Challenge.
Pictures are not part of the copy. Retype the lines from the first one through the line that contains "XAxis, YAxis, LabelList".

Dataset excerpt.
* BEGIN *

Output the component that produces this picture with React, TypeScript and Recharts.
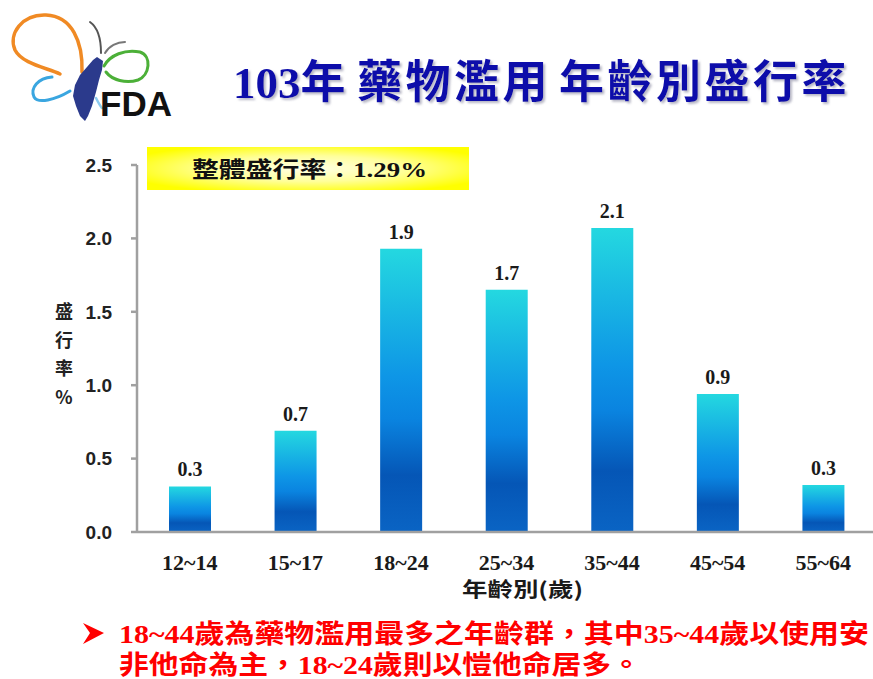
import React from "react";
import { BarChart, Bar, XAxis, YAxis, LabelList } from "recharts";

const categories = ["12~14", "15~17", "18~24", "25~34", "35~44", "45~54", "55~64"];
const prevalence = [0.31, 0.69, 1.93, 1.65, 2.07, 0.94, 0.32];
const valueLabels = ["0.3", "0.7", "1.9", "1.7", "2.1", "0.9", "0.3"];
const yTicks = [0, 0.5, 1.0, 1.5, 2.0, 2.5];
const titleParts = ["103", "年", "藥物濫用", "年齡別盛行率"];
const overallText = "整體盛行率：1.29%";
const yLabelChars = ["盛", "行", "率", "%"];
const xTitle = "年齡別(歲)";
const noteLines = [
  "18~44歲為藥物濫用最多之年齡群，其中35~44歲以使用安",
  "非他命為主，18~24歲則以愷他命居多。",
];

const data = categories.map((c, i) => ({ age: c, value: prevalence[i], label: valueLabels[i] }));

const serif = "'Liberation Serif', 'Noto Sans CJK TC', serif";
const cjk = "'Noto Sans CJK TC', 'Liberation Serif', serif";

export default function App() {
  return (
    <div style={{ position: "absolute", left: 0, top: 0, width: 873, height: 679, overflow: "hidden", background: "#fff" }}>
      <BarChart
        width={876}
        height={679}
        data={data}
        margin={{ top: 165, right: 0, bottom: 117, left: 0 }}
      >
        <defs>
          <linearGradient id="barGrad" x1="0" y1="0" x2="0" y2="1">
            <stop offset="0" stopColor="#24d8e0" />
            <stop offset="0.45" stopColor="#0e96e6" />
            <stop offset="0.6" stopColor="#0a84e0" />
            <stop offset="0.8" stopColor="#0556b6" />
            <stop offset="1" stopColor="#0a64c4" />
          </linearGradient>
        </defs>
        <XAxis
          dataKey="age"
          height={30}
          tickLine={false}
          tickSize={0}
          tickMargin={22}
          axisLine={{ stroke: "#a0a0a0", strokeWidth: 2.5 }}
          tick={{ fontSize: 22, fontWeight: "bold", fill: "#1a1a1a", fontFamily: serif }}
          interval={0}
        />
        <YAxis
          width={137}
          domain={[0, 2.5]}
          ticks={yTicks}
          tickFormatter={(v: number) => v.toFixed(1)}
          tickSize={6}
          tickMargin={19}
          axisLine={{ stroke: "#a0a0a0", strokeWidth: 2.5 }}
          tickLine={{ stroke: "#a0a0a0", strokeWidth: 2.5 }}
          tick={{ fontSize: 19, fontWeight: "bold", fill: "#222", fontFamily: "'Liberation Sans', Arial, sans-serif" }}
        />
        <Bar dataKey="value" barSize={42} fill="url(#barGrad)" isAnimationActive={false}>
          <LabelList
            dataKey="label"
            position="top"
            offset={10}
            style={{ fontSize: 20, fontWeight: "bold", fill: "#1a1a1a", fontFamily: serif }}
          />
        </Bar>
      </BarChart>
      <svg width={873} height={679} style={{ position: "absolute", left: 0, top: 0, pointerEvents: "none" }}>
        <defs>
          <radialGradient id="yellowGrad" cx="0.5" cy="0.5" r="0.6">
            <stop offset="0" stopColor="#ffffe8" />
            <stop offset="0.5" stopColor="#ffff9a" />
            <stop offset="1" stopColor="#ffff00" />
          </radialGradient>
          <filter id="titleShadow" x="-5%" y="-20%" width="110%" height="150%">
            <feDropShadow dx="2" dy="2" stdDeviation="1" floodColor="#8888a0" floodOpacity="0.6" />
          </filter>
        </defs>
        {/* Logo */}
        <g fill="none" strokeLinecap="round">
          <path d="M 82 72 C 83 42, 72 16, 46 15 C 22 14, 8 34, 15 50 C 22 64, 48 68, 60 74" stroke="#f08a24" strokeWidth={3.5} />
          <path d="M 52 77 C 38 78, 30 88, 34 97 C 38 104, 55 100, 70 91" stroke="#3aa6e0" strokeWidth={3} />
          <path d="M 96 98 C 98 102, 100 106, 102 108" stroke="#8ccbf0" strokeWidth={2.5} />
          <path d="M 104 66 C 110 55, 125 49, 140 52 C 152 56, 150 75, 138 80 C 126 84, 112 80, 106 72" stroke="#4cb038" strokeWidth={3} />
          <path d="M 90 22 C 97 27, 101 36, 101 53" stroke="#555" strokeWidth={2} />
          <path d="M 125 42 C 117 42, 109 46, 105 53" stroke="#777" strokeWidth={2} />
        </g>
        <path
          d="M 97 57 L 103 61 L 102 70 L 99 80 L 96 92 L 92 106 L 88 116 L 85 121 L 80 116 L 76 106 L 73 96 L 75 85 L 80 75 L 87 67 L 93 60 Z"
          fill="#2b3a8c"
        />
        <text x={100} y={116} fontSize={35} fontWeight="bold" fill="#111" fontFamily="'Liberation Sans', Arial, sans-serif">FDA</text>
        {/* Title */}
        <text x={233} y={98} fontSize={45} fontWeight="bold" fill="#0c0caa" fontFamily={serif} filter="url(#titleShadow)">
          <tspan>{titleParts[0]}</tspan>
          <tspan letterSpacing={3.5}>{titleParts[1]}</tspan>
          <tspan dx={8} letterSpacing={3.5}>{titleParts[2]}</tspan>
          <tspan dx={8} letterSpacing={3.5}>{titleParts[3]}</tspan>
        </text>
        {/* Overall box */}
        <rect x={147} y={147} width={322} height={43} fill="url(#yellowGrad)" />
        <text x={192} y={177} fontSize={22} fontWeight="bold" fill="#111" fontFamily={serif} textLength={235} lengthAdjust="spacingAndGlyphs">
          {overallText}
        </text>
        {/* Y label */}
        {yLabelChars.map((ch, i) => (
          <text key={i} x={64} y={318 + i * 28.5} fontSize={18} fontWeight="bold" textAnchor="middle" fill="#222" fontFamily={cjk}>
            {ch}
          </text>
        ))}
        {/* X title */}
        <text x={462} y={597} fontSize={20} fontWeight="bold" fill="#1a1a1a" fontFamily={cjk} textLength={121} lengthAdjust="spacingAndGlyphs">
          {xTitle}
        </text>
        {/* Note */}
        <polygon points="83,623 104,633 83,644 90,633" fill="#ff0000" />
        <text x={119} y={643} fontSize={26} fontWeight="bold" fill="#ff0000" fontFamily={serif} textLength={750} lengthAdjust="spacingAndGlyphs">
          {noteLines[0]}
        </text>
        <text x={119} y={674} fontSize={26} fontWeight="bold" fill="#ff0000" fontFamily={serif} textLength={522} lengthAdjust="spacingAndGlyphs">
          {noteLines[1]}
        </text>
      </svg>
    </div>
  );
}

* END *

Final result.
Output the component that produces this picture with React, TypeScript and Recharts.
import React from "react";
import { BarChart, Bar, XAxis, YAxis, LabelList } from "recharts";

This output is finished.